After another week in limbo, we decided to head out on our own. She needed work, and after getting her set up building websites, we decided to head out on our own to Crucita, to see if opportunities existed there. The previous time we’d been down to Crucita with Peter, Chris and Annika, the owner of a hostel we liked offered to let her manage the place for $300 a month with food and lodging included. As it seemed like she was going to be sticking around for longer, we decided to check this out. Were we able to live there together, it would save us $700/month. Chris had a job lined up in Canoa at this point working at the Suki Bar, and the location would put me closer to Manta where most of my meetings would be. It all seemed to make sense. But the world would have other plans.
Things Turn Sour at the Coconut Hotel
The first morning, we awoke in Canoa and I checked my email. Mateo had firebombed the Coconut Hotel after a dispute with Peter. Thankfully, the hotel itself was not harmed – at least the part in which guests were staying, but this was only by the grace of God and the winds. Some 20K in damages were done. It was an ugly situation. Already in Crucita, we picked up a website gig and she got to work on this, but that same day I got a message from my boss that we were going to put the MLS project on hold for 3 months. I read the message. I’m free, I told her. Lets go somewhere new. Before the afternoon was over, we had a new route laid out. We would bus to Quito with Chris. Chris and I would travel to Coca on bikes where we would meet up with Bibi and perhaps Annika. We would all hop on a boat in the jungle and travel some 1500 kms down the Amazon into Peru, where Chris and I would hop on the bikes once more and climb up the eastern side of the Peruvian Andes to Huaraz. From there we would head down to Lima. At this point I would head back to Ecuador for work to complete my contract. Everyone else would decide from there what they wanted to do next.
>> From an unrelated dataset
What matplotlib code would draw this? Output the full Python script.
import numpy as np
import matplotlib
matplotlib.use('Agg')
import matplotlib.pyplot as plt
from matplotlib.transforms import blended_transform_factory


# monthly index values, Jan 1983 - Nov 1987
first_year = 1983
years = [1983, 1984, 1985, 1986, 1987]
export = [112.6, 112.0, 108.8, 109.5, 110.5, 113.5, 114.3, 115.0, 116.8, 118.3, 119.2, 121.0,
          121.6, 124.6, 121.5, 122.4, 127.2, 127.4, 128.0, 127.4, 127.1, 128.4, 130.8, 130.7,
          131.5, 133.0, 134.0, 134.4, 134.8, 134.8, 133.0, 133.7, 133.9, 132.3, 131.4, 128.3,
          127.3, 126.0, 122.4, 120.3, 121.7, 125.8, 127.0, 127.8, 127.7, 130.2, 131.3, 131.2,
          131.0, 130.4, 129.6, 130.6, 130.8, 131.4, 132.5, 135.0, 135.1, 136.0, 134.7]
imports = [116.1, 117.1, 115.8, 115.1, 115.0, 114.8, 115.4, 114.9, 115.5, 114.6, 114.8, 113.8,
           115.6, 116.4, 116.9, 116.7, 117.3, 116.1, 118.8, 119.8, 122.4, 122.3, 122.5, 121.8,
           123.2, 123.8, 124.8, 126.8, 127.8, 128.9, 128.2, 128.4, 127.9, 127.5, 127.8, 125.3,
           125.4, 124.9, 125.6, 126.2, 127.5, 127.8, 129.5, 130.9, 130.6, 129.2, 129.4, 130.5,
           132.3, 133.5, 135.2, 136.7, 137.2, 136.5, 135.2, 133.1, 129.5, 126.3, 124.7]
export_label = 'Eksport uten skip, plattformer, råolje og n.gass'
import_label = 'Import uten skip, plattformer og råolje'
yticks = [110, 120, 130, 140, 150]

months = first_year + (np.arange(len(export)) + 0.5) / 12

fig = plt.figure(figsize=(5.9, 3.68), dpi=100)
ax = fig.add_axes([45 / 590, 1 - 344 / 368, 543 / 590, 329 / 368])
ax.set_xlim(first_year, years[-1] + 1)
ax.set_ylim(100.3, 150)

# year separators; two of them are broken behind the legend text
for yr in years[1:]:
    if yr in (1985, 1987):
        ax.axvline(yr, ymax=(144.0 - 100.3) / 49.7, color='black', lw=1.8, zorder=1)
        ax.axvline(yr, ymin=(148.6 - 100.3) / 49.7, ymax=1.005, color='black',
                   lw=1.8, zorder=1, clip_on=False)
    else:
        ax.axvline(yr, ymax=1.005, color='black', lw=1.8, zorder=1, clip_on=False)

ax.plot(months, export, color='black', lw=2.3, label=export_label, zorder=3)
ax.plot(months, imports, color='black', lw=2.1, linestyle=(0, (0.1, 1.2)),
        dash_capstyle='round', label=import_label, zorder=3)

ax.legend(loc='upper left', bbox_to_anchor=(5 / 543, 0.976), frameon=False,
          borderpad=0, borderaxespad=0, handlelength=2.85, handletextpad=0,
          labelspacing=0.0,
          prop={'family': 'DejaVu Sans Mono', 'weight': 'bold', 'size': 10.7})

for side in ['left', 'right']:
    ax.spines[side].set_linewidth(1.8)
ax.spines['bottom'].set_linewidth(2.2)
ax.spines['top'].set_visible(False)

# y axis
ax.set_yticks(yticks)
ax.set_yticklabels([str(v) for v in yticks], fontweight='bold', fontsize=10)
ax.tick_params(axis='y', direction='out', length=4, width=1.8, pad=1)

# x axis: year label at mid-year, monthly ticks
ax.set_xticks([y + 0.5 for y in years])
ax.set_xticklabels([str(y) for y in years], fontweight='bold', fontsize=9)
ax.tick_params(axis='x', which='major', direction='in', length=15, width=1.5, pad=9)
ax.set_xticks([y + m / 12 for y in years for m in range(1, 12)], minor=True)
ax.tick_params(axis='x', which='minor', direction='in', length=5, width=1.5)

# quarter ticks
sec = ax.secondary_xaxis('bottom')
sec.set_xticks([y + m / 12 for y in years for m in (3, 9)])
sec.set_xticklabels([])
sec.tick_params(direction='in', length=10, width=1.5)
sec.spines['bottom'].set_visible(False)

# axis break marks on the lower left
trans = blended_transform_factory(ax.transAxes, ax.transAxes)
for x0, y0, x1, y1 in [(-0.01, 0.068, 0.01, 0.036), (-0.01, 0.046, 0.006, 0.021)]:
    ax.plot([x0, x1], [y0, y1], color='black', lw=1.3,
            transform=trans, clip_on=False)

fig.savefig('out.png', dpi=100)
We went back to Canoa to wind everything down, but our paradise at the Coconut was gone overnight. The energy had changed, and Peter, who I’d considered to be a pretty good guy, despite his flaws had turned negative. On top of everything else, I caught dengue fever, and was bedridden for most of the next week. Bibi got the website finished, and feeling better by this time, Chris, Bibi and I headed back to Crucita to present the site, collect payment (largely in pizza). We brought the crew down the final night for a feast (Peter, Zack, and Carl – an all round awesome guy). The next day we headed back to Bahia and Canoa to gather up our things and jump on the night bus to Quito. But this time Chris threw a surprise at me.
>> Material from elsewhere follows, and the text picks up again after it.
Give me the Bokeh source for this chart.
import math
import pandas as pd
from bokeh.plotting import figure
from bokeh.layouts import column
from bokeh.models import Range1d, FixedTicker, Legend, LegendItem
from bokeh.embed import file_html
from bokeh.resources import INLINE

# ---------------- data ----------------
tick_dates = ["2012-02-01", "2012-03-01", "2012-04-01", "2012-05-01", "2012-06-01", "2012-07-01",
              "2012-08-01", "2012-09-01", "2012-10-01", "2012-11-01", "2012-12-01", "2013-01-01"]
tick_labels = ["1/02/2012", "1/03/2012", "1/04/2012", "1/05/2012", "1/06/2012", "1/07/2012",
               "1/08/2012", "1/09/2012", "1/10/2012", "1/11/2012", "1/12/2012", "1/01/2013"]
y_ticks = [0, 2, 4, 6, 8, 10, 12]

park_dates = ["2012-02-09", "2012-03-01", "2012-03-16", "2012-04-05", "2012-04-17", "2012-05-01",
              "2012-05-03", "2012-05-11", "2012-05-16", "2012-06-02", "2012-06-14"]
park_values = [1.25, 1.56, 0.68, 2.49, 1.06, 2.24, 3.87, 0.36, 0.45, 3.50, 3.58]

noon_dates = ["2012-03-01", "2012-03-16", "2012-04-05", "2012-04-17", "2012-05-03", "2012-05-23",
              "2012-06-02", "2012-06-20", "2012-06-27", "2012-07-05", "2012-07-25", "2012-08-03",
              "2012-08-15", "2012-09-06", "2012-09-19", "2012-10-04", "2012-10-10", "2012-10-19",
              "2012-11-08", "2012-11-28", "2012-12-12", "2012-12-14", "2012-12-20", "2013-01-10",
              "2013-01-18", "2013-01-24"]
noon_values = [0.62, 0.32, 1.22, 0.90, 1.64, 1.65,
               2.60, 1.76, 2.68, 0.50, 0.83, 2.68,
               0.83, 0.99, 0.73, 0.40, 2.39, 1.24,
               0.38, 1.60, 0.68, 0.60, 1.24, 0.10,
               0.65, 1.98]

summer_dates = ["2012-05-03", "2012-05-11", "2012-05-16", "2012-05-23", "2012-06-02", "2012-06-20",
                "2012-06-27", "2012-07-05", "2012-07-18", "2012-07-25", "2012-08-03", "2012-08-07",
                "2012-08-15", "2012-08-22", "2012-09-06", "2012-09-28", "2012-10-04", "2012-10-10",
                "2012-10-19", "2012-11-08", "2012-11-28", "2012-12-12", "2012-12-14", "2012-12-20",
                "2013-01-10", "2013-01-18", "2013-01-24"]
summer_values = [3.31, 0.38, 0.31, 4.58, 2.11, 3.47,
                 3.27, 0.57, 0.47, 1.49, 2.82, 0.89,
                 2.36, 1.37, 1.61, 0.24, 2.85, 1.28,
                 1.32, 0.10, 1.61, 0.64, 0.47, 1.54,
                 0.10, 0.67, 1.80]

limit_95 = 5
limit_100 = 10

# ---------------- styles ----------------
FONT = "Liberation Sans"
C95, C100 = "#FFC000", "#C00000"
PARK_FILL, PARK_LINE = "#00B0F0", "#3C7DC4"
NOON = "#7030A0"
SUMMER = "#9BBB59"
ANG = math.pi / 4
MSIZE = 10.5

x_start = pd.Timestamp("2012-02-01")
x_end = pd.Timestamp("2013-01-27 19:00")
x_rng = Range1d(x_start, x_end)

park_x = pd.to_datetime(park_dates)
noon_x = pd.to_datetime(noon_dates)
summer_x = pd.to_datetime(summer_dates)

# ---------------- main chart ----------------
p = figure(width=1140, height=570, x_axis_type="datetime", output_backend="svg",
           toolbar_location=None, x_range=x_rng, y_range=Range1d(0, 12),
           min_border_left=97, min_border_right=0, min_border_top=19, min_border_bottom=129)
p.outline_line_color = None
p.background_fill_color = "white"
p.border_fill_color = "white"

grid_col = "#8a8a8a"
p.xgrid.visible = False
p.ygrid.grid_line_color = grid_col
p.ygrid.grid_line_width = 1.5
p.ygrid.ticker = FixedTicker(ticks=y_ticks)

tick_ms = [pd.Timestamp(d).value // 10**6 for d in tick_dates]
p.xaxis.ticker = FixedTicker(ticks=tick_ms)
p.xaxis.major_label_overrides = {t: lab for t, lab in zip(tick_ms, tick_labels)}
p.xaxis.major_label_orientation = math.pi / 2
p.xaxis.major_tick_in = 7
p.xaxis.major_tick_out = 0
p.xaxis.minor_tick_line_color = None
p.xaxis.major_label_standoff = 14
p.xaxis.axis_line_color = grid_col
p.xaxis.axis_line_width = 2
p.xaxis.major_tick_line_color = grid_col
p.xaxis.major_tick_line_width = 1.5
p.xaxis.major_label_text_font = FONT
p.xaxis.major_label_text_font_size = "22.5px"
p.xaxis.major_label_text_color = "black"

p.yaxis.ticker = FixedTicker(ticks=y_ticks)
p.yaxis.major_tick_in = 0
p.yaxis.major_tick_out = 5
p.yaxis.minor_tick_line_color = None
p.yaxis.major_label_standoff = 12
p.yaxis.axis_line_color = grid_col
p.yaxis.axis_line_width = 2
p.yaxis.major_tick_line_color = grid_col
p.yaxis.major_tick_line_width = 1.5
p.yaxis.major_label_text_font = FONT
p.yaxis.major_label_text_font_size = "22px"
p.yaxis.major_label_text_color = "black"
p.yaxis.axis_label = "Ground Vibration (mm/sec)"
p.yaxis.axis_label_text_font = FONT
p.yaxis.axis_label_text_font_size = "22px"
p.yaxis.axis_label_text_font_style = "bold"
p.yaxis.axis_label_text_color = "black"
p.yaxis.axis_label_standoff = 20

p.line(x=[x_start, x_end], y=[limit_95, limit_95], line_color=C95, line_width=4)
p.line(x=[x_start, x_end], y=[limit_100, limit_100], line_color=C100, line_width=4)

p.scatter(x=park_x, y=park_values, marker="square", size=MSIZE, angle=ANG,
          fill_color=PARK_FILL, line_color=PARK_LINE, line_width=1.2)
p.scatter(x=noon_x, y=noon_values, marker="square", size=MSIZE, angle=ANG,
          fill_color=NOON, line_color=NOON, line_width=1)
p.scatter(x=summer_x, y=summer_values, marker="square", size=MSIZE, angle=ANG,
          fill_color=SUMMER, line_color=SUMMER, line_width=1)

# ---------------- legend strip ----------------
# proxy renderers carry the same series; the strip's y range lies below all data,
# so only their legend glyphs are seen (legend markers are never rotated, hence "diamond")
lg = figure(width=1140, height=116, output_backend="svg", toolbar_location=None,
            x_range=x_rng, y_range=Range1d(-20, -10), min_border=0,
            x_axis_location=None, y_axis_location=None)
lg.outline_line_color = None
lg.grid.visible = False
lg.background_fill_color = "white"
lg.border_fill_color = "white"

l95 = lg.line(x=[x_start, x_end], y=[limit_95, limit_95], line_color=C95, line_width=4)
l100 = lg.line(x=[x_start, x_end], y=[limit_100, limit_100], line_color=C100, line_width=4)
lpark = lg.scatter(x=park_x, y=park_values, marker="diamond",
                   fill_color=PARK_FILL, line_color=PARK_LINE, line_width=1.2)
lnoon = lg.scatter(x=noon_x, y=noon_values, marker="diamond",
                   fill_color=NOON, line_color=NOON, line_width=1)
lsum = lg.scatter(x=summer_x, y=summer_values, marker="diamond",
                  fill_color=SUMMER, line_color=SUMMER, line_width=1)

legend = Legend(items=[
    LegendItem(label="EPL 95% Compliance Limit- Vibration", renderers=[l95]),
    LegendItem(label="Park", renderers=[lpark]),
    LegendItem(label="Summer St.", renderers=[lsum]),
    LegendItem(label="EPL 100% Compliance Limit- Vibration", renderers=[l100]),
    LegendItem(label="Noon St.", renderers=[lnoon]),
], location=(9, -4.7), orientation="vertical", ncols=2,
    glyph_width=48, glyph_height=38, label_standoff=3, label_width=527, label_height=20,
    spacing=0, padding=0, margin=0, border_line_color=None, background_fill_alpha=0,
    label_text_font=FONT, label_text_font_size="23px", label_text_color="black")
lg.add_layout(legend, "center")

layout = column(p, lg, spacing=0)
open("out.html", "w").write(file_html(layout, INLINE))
When Bibi and I arrived after an afternoon of fast-paced errands in Bahia, Chris signaled to me to come to the roof. “We need to have a talk,” he said. I paraphrase.
“I won’t be joining you guys on this trip. I’ve already booked my flight, so there is no reason to dispute my decision. Basically it comes down to finances. My language skills aren’t where they need to be to get a job long term down here, so when we get to Lima, what end game do I have? I will be out of money, in a new city, with no prospects. I will be forced to ask you or my parents for money for a flight home. And that’s something I won’t do if I can avoid it. I witnessed first hand what this kind of financial dependency did to you and Evan’s friendship, and I don’t want that. I want to depart as friends. I hope you can respect that.”
I didn’t like it, but I did respect it. He was right, and besides, there was no point in arguing. We hugged it out, and I told him I would miss him on the road.
What happened to Chris next can best be read about on his tumblr page or his trip advisor review of the Coconut Hotel. Bibi and I left for Quito that night as planned, arriving in the early dawn, and grabbing the first hotel we could find that answered the door. We found a couple of hostels that were willing to trade free stays in exchange for Hosteltrail reviews, and made quick work of these while running errands. We started talking about bikes.
Talk About Bikes
I had told Bibi when we started making plans for this biking/boating section of the trip that I didn’t want to feel like I was abandoning her in the jungle. I just didn’t see how we were going to stay together if she was traveling on a bus and we were traveling on bikes. “Is this really just about the bikes,” she said. “Yes,” I insisted. “Its just about the bikes.”
At this point of my life, I’m trying to become extremely careful about thinking that my dreams are the same as others’. I suspect that I’ve oversold my dreams in the past. I do this when I’m excited and passionate about the way I’m living, but I’ve been forced to realize that my dreams aren’t for everyone. That it takes a special kind of person to live this way, and that is fine. Still, I thought I’d found that type of person in Bibi.
“If you tell me every day that you want a bicycle, every hour, then its yours. We’ll make it happen. But I have to know its what you want.”
Shortly thereafter we began working with Carlos from Construbicis, custom building her bicycle up from scratch, buying cycling clothes, and organizing gear. On the 26th of December, we set out for the jungle together.
Gratitude for My Blessed Life
My life has been marked by risktaking. I gamble with my life. I try to be calculated in my decisions, but I recognize that the jumps that I’ve made would be considered radical to most. I am always grateful that I have a family who is willing and has the means to help me out when I’m in a bind. Without this, I could never be where I am today. My eternal gratitude to you Mom, Dad, and Elizabeth. And to everyone else who has brought me joy over the year.
If 2011 was the year when I made this leap, 2012 has really seen things come together. I left on a mission to bicycle South America in August of 2011 and anticipated an 18-month trip. But my trip is just beginning. And it has ceased to be a trip. This is how I live, and with work secured, a steady stream of friends, and a partner at my side, I have no intention of changing.